Leave out any picture and return the remaining listing below exactly as given.

◆ ◆ ◆ ◆ ◆ ◆ ◆

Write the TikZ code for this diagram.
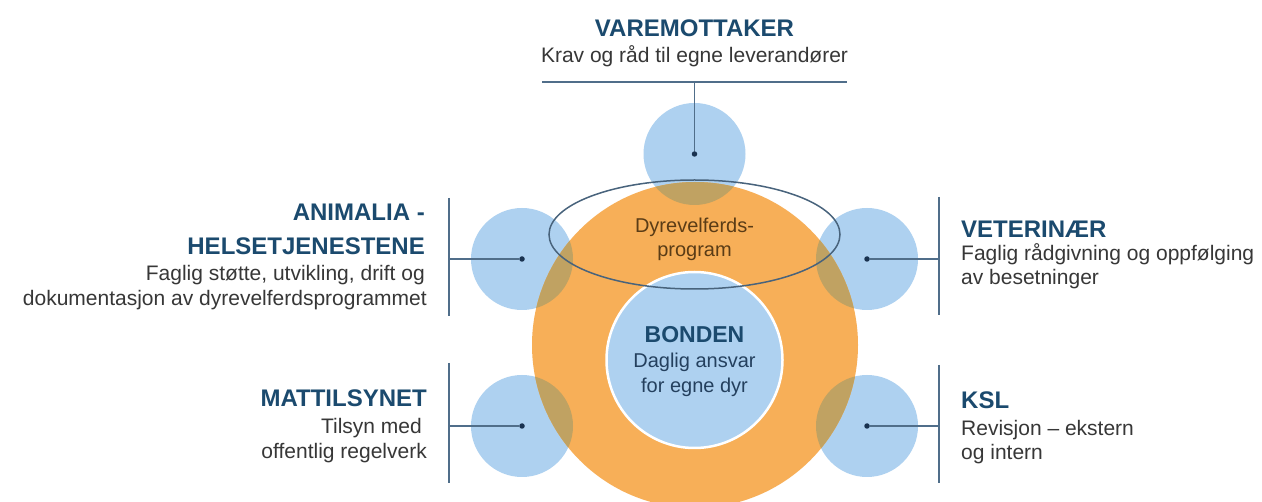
\documentclass[tikz,border=0pt]{standalone}
\usepackage{fontspec}
\setmainfont{Liberation Sans}
\definecolor{headblue}{RGB}{27,74,110}
\definecolor{bodygray}{RGB}{55,55,55}
\definecolor{lightblue}{RGB}{174,209,240}
\definecolor{orangec}{RGB}{247,175,88}
\definecolor{overlapc}{RGB}{192,162,98}
\definecolor{linec}{RGB}{80,110,138}
\definecolor{dotc}{RGB}{25,50,80}
\definecolor{brownt}{RGB}{90,60,22}
\definecolor{centert}{RGB}{36,64,94}
\tikzset{
  bluec/.style={circle,fill=lightblue,draw=none,minimum size=102pt,inner sep=0pt},
  dotnode/.style={circle,fill=dotc,draw=none,minimum size=5.5pt,inner sep=0pt},
  conn/.style={draw=linec,line width=1.4pt},
  head/.style={font=\fontsize{24}{28}\selectfont\bfseries,text=headblue,inner sep=0pt},
  body/.style={font=\fontsize{21}{24}\selectfont,text=bodygray,inner sep=0pt},
  ctext/.style={font=\fontsize{20}{24}\selectfont,inner sep=0pt},
}
\begin{document}
\begin{tikzpicture}[x=1pt,y=-1pt]
\useasboundingbox[fill=white] (0,0) rectangle (1262,502);
% outer blue circles
\node[bluec] (cT) at (694.5,154) {};
\node[bluec] (cLU) at (522,259) {};
\node[bluec] (cLL) at (522,426) {};
\node[bluec] (cRU) at (867,259) {};
\node[bluec] (cRL) at (867,426) {};
% orange circle
\node[circle,fill=orangec,minimum size=326pt,inner sep=0pt] (orange) at (695,345) {};
% overlaps
\begin{scope}
  \clip (695,345) circle[radius=163pt];
  \foreach \p in {(694.5,154),(522,259),(522,426),(867,259),(867,426)}
    \fill[overlapc] \p circle[radius=51pt];
\end{scope}
% inner circle
\node[circle,fill=lightblue,draw=white,line width=2.5pt,minimum size=176pt,inner sep=0pt] (inner) at (694.5,360) {};
% ellipse
\draw[draw=linec!90!black,line width=1.5pt] (694.5,234.5) ellipse[x radius=145.5pt,y radius=54.5pt];
\coordinate (ell) at (694.5,234.5);
% dots
\node[dotnode] (dT) at (694.5,154) {};
\node[dotnode] (dLU) at (522,259) {};
\node[dotnode] (dLL) at (522,426) {};
\node[dotnode] (dRU) at (867,259) {};
\node[dotnode] (dRL) at (867,426) {};
% connector lines
\coordinate (tL) at (542,82); \coordinate (tR) at (847,82); \coordinate (tM) at (694.5,82);
\draw[conn] (tL) -- (tR);
\draw[conn] (tM) -- (dT);
\coordinate (luA) at (449,198); \coordinate (luB) at (449,316); \coordinate (luM) at (449,259);
\draw[conn] (luA) -- (luB);
\draw[conn] (luM) -- (dLU);
\coordinate (llA) at (449,363); \coordinate (llB) at (449,483); \coordinate (llM) at (449,426);
\draw[conn] (llA) -- (llB);
\draw[conn] (llM) -- (dLL);
\coordinate (ruA) at (939,197); \coordinate (ruB) at (939,315); \coordinate (ruM) at (939,259);
\draw[conn] (ruA) -- (ruB);
\draw[conn] (ruM) -- (dRU);
\coordinate (rlA) at (939,365); \coordinate (rlB) at (939,483); \coordinate (rlM) at (939,426);
\draw[conn] (rlA) -- (rlB);
\draw[conn] (rlM) -- (dRL);
% top texts
\node[head,anchor=base] (vH) at (694.5,37) {VAREMOTTAKER};
\node[body,anchor=base] (vB) at (694.5,63) {Krav og råd til egne leverandører};
% left upper
\node[head,anchor=base east] (aH1) at (425,221) {ANIMALIA -};
\node[head,anchor=base east] (aH2) at (425,255) {HELSETJENESTENE};
\node[body,anchor=base east] (aB1) at (425,281) {Faglig støtte, utvikling, drift og};
\node[body,anchor=base east] (aB2) at (427,306) {dokumentasjon av dyrevelferdsprogrammet};
% left lower
\node[head,anchor=base east] (mH) at (427,407) {MATTILSYNET};
\node[body,anchor=base east] (mB1) at (422,434) {Tilsyn med};
\node[body,anchor=base east] (mB2) at (427,459) {offentlig regelverk};
% right upper
\node[head,anchor=base west] (veH) at (961,238) {VETERINÆR};
\node[body,anchor=base west] (veB1) at (961,261) {Faglig rådgivning og oppfølging};
\node[body,anchor=base west] (veB2) at (961,285) {av besetninger};
% right lower
\node[head,anchor=base west] (kH) at (961,409) {KSL};
\node[body,anchor=base west] (kB1) at (961,436) {Revisjon – ekstern};
\node[body,anchor=base west] (kB2) at (961,460) {og intern};
% center texts
\node[ctext,text=brownt,anchor=base] (dp1) at (694.5,233) {Dyrevelferds-};
\node[ctext,text=brownt,anchor=base] (dp2) at (694.5,257) {program};
\node[head,anchor=base,font=\fontsize{23}{26}\selectfont\bfseries,text=headblue] (bH) at (694.5,343) {BONDEN};
\node[ctext,text=centert,anchor=base] (bB1) at (694.5,368) {Daglig ansvar};
\node[ctext,text=centert,anchor=base] (bB2) at (694.5,393) {for egne dyr};
\end{tikzpicture}
\end{document}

◆ ◆ ◆ ◆ ◆ ◆ ◆

TASK RESULT →
Write the TikZ code for this diagram.
\documentclass[tikz,border=0pt]{standalone}
\usepackage{fontspec}
\setmainfont{Liberation Sans}
\definecolor{headblue}{RGB}{27,74,110}
\definecolor{bodygray}{RGB}{55,55,55}
\definecolor{lightblue}{RGB}{174,209,240}
\definecolor{orangec}{RGB}{247,175,88}
\definecolor{overlapc}{RGB}{192,162,98}
\definecolor{linec}{RGB}{80,110,138}
\definecolor{dotc}{RGB}{25,50,80}
\definecolor{brownt}{RGB}{90,60,22}
\definecolor{centert}{RGB}{36,64,94}
\tikzset{
  bluec/.style={circle,fill=lightblue,draw=none,minimum size=102pt,inner sep=0pt},
  dotnode/.style={circle,fill=dotc,draw=none,minimum size=5.5pt,inner sep=0pt},
  conn/.style={draw=linec,line width=1.4pt},
  head/.style={font=\fontsize{24}{28}\selectfont\bfseries,text=headblue,inner sep=0pt},
  body/.style={font=\fontsize{21}{24}\selectfont,text=bodygray,inner sep=0pt},
  ctext/.style={font=\fontsize{20}{24}\selectfont,inner sep=0pt},
}
\begin{document}
\begin{tikzpicture}[x=1pt,y=-1pt]
\useasboundingbox[fill=white] (0,0) rectangle (1262,502);
% outer blue circles
\node[bluec] (cT) at (694.5,154) {};
\node[bluec] (cLU) at (522,259) {};
\node[bluec] (cLL) at (522,426) {};
\node[bluec] (cRU) at (867,259) {};
\node[bluec] (cRL) at (867,426) {};
% orange circle
\node[circle,fill=orangec,minimum size=326pt,inner sep=0pt] (orange) at (695,345) {};
% overlaps
\begin{scope}
  \clip (695,345) circle[radius=163pt];
  \foreach \p in {(694.5,154),(522,259),(522,426),(867,259),(867,426)}
    \fill[overlapc] \p circle[radius=51pt];
\end{scope}
% inner circle
\node[circle,fill=lightblue,draw=white,line width=2.5pt,minimum size=176pt,inner sep=0pt] (inner) at (694.5,360) {};
% ellipse
\draw[draw=linec!90!black,line width=1.5pt] (694.5,234.5) ellipse[x radius=145.5pt,y radius=54.5pt];
\coordinate (ell) at (694.5,234.5);
% dots
\node[dotnode] (dT) at (694.5,154) {};
\node[dotnode] (dLU) at (522,259) {};
\node[dotnode] (dLL) at (522,426) {};
\node[dotnode] (dRU) at (867,259) {};
\node[dotnode] (dRL) at (867,426) {};
% connector lines
\coordinate (tL) at (542,82); \coordinate (tR) at (847,82); \coordinate (tM) at (694.5,82);
\draw[conn] (tL) -- (tR);
\draw[conn] (tM) -- (dT);
\coordinate (luA) at (449,198); \coordinate (luB) at (449,316); \coordinate (luM) at (449,259);
\draw[conn] (luA) -- (luB);
\draw[conn] (luM) -- (dLU);
\coordinate (llA) at (449,363); \coordinate (llB) at (449,483); \coordinate (llM) at (449,426);
\draw[conn] (llA) -- (llB);
\draw[conn] (llM) -- (dLL);
\coordinate (ruA) at (939,197); \coordinate (ruB) at (939,315); \coordinate (ruM) at (939,259);
\draw[conn] (ruA) -- (ruB);
\draw[conn] (ruM) -- (dRU);
\coordinate (rlA) at (939,365); \coordinate (rlB) at (939,483); \coordinate (rlM) at (939,426);
\draw[conn] (rlA) -- (rlB);
\draw[conn] (rlM) -- (dRL);
% top texts
\node[head,anchor=base] (vH) at (694.5,37) {VAREMOTTAKER};
\node[body,anchor=base] (vB) at (694.5,63) {Krav og råd til egne leverandører};
% left upper
\node[head,anchor=base east] (aH1) at (425,221) {ANIMALIA -};
\node[head,anchor=base east] (aH2) at (425,255) {HELSETJENESTENE};
\node[body,anchor=base east] (aB1) at (425,281) {Faglig støtte, utvikling, drift og};
\node[body,anchor=base east] (aB2) at (427,306) {dokumentasjon av dyrevelferdsprogrammet};
% left lower
\node[head,anchor=base east] (mH) at (427,407) {MATTILSYNET};
\node[body,anchor=base east] (mB1) at (422,434) {Tilsyn med};
\node[body,anchor=base east] (mB2) at (427,459) {offentlig regelverk};
% right upper
\node[head,anchor=base west] (veH) at (961,238) {VETERINÆR};
\node[body,anchor=base west] (veB1) at (961,261) {Faglig rådgivning og oppfølging};
\node[body,anchor=base west] (veB2) at (961,285) {av besetninger};
% right lower
\node[head,anchor=base west] (kH) at (961,409) {KSL};
\node[body,anchor=base west] (kB1) at (961,436) {Revisjon – ekstern};
\node[body,anchor=base west] (kB2) at (961,460) {og intern};
% center texts
\node[ctext,text=brownt,anchor=base] (dp1) at (694.5,233) {Dyrevelferds-};
\node[ctext,text=brownt,anchor=base] (dp2) at (694.5,257) {program};
\node[head,anchor=base,font=\fontsize{23}{26}\selectfont\bfseries,text=headblue] (bH) at (694.5,343) {BONDEN};
\node[ctext,text=centert,anchor=base] (bB1) at (694.5,368) {Daglig ansvar};
\node[ctext,text=centert,anchor=base] (bB2) at (694.5,393) {for egne dyr};
\end{tikzpicture}
\end{document}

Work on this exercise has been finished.